Health has been an issue throughout his minor league career, as he has played in less than 75 games in three of the last five years.
When d'Arnaud is on the field, he is the best catching prospect in baseball. He has bat speed and power to drive the ball to all fields, which will serve him well since he has never been someone who draws a lot of walks. His career-high in the minors was 41 walks in 482 at-bats in 2009.
Behind the plate, d'Arnaud has a strong throwing arm and still-improving receiving skills, and blocks balls very well. He will likely start in Triple-A just to prove he is healthy but should be in New York before June.
No. 3 Noah Syndergaard, Starting Pitcher
27 G (19 starts), 8-5, 2.60 ERA, 103.2 IP, 81 H, 41 R (30 ER), 3 HR, 31 BB, 122 K (Low-A)
Another player the Mets acquired in the Dickey trade, Syndergaard was one of the three big pitching prospects the Blue Jays had at Low A in 2012. (Justin Nicolino, who was traded to Miami, and Aaron Sanchez are the other two.)
Boasting a workhorse frame at 6'5", 200 pounds, Syndergaard has the stuff and polish to pitch at the top of a rotation.
He throws a plus fastball with movement and can really get on top of the ball. His curveball can get loopy at times, but when he learns to control it, it will be a weapon. His changeup projects to be a plus pitch; he just needs to throw it more to develop it.

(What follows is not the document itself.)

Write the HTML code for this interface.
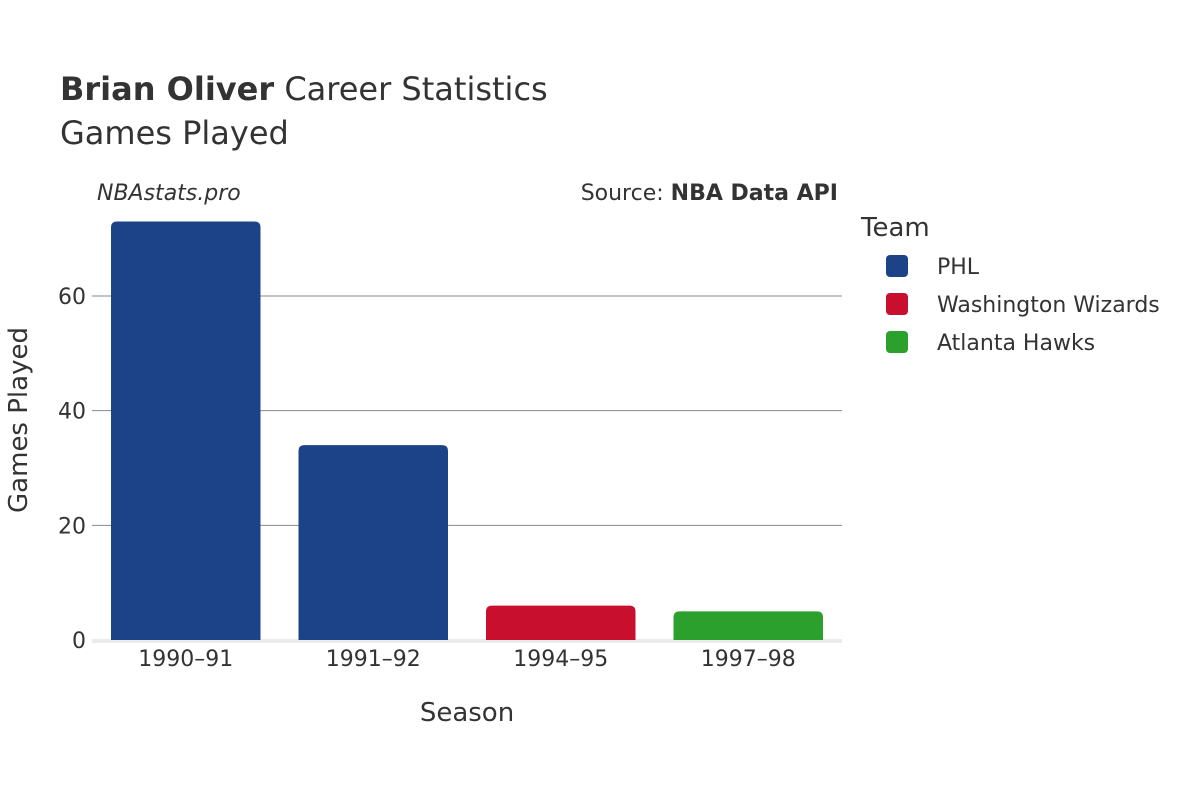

Because his control is far beyond where it should be given his age, Syndergaard could easily turn into a No. 2 starter. He does need to work on commanding pitches in the zone. If that doesn't come around, he will still have value as a late-inning reliever.
No. 4 Gavin Cecchini, Shortstop
53 G, .246/.311/.330, 47 H, 9 2B, 2 3B, 1 HR, 22 RBI, 18 BB, 43 K, 5 SB (Rookie)
5 G, .000/.167/.000, 0 H, 1 K (New York-Penn League)
Cecchini was the Mets' top pick in 2012 and projects to be an above-average shortstop at his peak. He doesn't have explosive tools, but the whole package put together looks a lot better than the individual pieces.
As a hitter, he hits a lot of line drives with a quick swing through the zone. He doesn't have a pretty swing, as he tends to move out on his front foot early instead of waiting back for the pitch to come to him. But because he makes a lot of contact, it isn't an issue right now. He won't hit for much power because of his swing and the fact his body doesn't have that kind of muscle in it.
At shortstop, he moves well with good instincts and footwork to get himself in position. His arm isn't great, but it is accurate and he makes all the throws he has to.
No. 5 Brandon Nimmo, Outfielder
Age: 19 (Turns 20 on March 27)
69 G, .248/.372/.406, 66 H, 20 2B, 2 3B, 6 HR, 40 RBI, 46 BB, 78 K, 1 SB (New York-Penn League)
When the Mets drafted Nimmo with the 13th pick in the 2011 draft, it was a nice shift from the usual low-risk, low-upside college players the team had gotten accustomed to taking in the past. He was always going to need a lot of development time, but his ceiling is high.
Nimmo is already an incredibly patient hitter, which is both a blessing and curse. He has the ability to read pitches and take walks, but he should be a bit more aggressive to start driving pitches and getting his raw power to play more in games.
Even though he isn't a speedy runner, Nimmo has the range to handle center field but he needs to get better at reading the ball off the bat. His arm is average and would play in a corner if his defense doesn't come around.